Reproduce, exactly and in full, the lines from the one with "What React, TypeScript" through the one with "import * as d3 from 'd3';" in the data below; drop pictures.

MATERIAL FOR THIS TASK >>
§

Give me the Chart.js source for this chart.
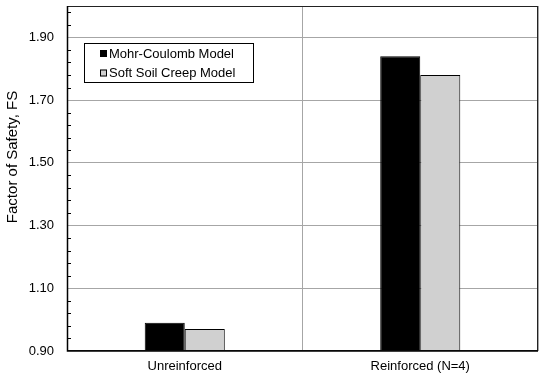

§

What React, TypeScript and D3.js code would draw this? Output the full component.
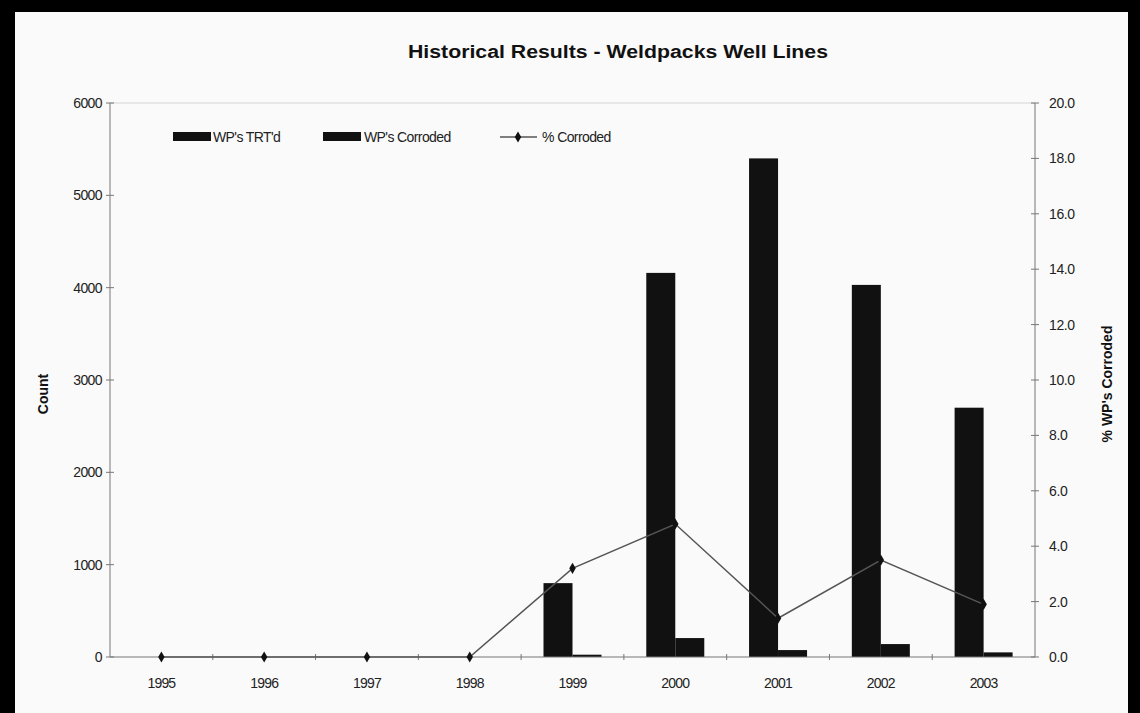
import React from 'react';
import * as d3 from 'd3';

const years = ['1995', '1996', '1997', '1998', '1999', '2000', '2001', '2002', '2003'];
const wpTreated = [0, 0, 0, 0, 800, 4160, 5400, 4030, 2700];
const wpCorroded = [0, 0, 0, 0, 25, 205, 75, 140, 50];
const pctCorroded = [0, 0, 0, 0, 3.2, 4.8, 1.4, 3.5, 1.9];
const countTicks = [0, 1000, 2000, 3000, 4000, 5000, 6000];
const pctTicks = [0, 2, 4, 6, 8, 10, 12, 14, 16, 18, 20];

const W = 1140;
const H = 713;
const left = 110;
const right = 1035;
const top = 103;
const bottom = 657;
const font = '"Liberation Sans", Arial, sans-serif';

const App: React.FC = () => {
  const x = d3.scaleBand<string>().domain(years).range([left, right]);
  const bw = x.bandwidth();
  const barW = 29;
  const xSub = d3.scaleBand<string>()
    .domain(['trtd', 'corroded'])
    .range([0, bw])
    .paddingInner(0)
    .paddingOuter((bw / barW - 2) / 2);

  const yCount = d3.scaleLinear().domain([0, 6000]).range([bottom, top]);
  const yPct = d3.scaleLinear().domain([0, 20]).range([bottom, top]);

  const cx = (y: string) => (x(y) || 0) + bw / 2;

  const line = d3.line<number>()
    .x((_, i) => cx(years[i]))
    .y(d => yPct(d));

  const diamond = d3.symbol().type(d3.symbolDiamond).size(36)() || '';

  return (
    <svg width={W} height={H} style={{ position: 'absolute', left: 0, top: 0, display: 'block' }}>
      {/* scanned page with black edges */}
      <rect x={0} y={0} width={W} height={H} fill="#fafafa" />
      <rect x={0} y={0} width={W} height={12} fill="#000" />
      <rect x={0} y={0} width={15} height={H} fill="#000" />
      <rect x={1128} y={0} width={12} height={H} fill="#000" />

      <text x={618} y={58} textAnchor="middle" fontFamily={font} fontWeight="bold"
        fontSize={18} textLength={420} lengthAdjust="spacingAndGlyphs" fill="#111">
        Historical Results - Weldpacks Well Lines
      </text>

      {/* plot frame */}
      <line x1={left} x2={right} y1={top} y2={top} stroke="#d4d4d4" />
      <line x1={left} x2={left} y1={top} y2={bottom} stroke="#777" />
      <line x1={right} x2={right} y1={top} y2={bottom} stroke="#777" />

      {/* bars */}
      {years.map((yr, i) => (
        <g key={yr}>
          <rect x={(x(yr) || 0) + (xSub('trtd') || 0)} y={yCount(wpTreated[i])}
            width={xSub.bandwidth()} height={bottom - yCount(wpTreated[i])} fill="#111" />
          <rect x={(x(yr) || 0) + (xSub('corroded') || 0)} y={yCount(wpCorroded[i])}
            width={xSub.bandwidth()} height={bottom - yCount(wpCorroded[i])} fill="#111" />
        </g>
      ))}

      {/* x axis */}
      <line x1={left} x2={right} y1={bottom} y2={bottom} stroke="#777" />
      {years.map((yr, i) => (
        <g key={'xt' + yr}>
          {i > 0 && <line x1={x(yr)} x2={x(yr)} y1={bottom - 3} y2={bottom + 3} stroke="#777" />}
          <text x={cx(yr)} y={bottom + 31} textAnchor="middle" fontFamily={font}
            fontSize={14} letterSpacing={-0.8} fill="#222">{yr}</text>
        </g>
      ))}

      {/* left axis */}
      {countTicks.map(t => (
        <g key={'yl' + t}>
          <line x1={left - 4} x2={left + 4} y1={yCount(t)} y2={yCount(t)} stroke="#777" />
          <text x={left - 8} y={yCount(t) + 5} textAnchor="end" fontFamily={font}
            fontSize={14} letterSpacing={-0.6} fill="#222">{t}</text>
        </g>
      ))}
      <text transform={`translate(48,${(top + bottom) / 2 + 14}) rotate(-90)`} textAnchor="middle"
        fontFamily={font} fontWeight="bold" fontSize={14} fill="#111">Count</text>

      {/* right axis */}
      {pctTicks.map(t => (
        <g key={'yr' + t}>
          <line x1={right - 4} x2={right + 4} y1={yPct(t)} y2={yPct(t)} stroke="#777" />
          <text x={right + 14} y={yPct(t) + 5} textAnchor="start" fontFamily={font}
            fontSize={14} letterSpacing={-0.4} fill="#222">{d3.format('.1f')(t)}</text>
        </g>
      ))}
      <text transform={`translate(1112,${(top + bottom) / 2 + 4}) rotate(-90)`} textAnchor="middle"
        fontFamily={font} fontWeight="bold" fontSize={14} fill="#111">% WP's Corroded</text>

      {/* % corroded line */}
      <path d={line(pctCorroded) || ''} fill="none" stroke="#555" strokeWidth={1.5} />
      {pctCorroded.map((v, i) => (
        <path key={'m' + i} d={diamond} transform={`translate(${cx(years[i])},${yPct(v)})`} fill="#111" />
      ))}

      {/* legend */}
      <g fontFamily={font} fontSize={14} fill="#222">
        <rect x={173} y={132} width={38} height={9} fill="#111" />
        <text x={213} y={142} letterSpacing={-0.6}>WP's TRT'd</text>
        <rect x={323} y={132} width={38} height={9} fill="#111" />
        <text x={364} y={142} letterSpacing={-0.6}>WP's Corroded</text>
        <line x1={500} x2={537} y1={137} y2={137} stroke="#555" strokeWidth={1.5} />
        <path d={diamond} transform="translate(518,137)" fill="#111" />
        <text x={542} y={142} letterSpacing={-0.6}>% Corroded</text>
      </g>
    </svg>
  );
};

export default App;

§

IN RESPONSE >>
What React, TypeScript and D3.js code would draw this? Output the full component.
import React from 'react';
import * as d3 from 'd3';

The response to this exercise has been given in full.